Die unvollendete Trilogie
Aber im Unterschied zum steilen Aufstieg des texanischen Studios, aus dem das berühmte Team von Looking Glass mit herausragenden Spielen wie System Shock (1994) und Thief (1998) entstehen sollte, wurde das Gütersloher Studio nach finanziellen Problemen 1994 aufgelöst; zwar hatten auch die Raukopien daran ihren Anteil, aber es gab auch grundsätzliche Probleme in der deutschen Spielebranche, was Finanzierung sowie Management betraf, die ebenfalls im Podcast angerissen werden. Kurzum: Es fehlte der Mut zu investieren sowie das gesellschaftliche Bewusstsein, dass Spiele mehr als ein Zeitvertreib für Freaks sind. Schließlich blieb es bei einer Amiga-Version, obwohl Atari ST und PC eigentlich folgen sollten.
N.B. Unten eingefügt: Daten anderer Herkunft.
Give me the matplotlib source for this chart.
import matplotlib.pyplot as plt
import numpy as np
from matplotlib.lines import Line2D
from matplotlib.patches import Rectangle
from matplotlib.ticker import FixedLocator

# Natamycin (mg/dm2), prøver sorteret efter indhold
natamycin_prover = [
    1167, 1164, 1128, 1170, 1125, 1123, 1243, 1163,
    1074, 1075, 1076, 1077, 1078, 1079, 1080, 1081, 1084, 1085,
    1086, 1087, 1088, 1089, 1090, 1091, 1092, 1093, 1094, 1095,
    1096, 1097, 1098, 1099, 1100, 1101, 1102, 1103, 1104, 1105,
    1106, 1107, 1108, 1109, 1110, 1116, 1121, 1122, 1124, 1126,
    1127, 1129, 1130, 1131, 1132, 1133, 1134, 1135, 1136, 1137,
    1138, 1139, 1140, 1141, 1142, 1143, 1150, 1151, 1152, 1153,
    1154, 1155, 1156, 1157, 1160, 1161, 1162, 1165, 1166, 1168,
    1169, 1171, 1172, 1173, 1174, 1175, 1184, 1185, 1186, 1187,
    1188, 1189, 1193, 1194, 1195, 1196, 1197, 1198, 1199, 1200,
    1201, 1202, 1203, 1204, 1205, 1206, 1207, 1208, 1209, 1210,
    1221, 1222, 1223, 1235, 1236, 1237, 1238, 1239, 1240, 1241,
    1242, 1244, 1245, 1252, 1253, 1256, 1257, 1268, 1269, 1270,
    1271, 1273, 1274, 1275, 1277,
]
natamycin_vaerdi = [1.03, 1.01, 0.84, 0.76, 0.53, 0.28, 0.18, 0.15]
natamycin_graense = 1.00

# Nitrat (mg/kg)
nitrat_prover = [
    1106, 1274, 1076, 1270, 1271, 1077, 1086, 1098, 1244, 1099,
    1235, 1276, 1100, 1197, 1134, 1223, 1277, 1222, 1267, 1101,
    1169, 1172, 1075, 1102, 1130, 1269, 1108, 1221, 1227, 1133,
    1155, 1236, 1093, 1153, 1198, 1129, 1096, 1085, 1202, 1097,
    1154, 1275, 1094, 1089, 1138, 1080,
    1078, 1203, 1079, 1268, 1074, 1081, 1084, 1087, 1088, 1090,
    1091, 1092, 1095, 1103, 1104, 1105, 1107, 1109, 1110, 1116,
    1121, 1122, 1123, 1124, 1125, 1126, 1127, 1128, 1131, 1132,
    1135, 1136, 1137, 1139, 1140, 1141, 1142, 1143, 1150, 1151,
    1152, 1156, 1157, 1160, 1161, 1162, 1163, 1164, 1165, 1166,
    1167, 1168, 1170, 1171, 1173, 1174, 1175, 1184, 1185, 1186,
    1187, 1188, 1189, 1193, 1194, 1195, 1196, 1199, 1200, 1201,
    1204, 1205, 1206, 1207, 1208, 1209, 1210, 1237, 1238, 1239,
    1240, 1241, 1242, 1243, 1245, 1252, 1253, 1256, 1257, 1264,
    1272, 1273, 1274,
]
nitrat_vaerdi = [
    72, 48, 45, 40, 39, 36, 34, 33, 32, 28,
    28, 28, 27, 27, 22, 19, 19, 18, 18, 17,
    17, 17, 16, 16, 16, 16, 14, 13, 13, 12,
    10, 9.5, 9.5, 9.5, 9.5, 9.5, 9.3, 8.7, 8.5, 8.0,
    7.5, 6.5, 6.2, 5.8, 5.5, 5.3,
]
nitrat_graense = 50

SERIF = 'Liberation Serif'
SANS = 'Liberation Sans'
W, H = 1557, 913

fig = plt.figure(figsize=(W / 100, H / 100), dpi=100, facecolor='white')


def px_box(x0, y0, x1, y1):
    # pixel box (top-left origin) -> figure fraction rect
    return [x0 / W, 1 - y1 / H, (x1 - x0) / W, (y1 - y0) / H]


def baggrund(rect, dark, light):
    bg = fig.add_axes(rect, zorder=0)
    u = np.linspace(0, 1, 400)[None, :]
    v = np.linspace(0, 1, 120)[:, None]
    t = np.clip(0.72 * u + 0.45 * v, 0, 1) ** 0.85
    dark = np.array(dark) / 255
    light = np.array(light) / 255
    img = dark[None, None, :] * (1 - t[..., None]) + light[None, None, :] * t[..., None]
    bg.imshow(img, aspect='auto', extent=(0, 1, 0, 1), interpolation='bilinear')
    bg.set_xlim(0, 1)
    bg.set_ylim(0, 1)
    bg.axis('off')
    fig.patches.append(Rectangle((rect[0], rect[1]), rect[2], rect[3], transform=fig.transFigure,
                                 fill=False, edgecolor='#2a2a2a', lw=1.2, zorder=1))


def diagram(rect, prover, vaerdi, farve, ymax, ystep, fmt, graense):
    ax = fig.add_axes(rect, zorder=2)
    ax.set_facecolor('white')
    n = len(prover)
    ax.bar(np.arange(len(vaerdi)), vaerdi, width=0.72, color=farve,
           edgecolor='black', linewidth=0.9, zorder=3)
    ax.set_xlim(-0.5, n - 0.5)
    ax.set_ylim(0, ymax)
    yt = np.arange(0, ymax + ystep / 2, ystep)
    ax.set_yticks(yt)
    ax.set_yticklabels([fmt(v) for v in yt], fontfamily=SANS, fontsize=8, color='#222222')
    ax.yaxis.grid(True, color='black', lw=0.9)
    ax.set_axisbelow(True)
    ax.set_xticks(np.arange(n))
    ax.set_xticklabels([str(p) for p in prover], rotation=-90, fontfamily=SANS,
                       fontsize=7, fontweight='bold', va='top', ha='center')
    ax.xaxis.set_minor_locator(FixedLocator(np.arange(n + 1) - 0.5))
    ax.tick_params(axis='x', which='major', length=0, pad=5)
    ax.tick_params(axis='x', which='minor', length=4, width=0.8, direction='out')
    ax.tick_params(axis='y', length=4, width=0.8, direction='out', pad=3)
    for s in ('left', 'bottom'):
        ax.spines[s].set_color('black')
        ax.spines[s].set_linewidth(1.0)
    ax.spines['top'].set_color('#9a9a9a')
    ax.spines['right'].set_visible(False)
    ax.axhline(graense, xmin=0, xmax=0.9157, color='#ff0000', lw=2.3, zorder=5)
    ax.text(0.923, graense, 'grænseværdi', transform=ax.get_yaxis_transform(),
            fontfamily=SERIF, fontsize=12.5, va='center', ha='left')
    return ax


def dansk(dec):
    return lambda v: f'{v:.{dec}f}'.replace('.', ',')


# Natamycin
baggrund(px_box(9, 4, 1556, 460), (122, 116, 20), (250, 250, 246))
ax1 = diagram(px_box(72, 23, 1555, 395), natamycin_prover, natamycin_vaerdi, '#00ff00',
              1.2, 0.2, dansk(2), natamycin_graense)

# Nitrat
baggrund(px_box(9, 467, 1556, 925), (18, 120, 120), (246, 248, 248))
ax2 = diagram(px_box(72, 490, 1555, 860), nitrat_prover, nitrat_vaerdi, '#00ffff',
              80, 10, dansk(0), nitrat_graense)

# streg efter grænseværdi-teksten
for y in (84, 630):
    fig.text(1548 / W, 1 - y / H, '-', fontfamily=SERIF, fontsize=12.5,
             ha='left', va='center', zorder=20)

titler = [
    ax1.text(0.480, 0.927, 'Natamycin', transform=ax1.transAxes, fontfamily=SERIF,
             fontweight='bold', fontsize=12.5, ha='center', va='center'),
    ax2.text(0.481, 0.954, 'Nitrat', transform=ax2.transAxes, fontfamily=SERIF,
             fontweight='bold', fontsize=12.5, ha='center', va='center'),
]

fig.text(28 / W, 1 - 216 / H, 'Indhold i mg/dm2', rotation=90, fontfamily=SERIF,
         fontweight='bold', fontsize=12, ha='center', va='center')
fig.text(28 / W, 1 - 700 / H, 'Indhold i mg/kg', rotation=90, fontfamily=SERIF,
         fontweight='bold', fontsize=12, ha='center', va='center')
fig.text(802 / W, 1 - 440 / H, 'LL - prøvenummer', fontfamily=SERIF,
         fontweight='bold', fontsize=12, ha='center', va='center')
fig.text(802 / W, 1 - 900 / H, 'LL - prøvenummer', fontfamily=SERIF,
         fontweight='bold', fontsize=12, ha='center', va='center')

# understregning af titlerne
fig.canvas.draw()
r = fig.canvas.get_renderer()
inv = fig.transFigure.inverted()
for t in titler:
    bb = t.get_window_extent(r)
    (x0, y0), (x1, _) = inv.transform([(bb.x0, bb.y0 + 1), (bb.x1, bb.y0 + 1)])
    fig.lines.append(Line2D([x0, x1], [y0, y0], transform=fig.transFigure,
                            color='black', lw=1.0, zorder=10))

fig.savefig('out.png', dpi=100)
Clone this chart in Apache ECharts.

Und der geplante dritte Teil, der "Amberworld" genannt werden sollte, wurde nie entwickelt.
Thalion Software ist übrigens 1988 aus der Demoszene entstanden, auf die ich in ein wenig eingehe - diese Fanseite bewahrt das Erbe mit vielen Hintergründen und Bildern. Das Studio hinterließ Spiele wie Dragonflight (1990), Chambers of Shaolin (1990), Wings of Death (1990) und Lionheart (1992), von denen einige in meiner Hall of Fame des Amigas ruhen. Manche der Entwickler wechselten nach England zu Psygnosis, doch das Kernteam landete schließlich bei Blue Byte, wo nur ein Jahr später das oben erwähnte Rollenspiel Albion als Nachfolger im Geiste entstand - die stilistischen Ähnlichkeiten zu Ambermoon waren offensichtlich.
Aber die Bernstein-Trilogie blieb bis heute unvollendet.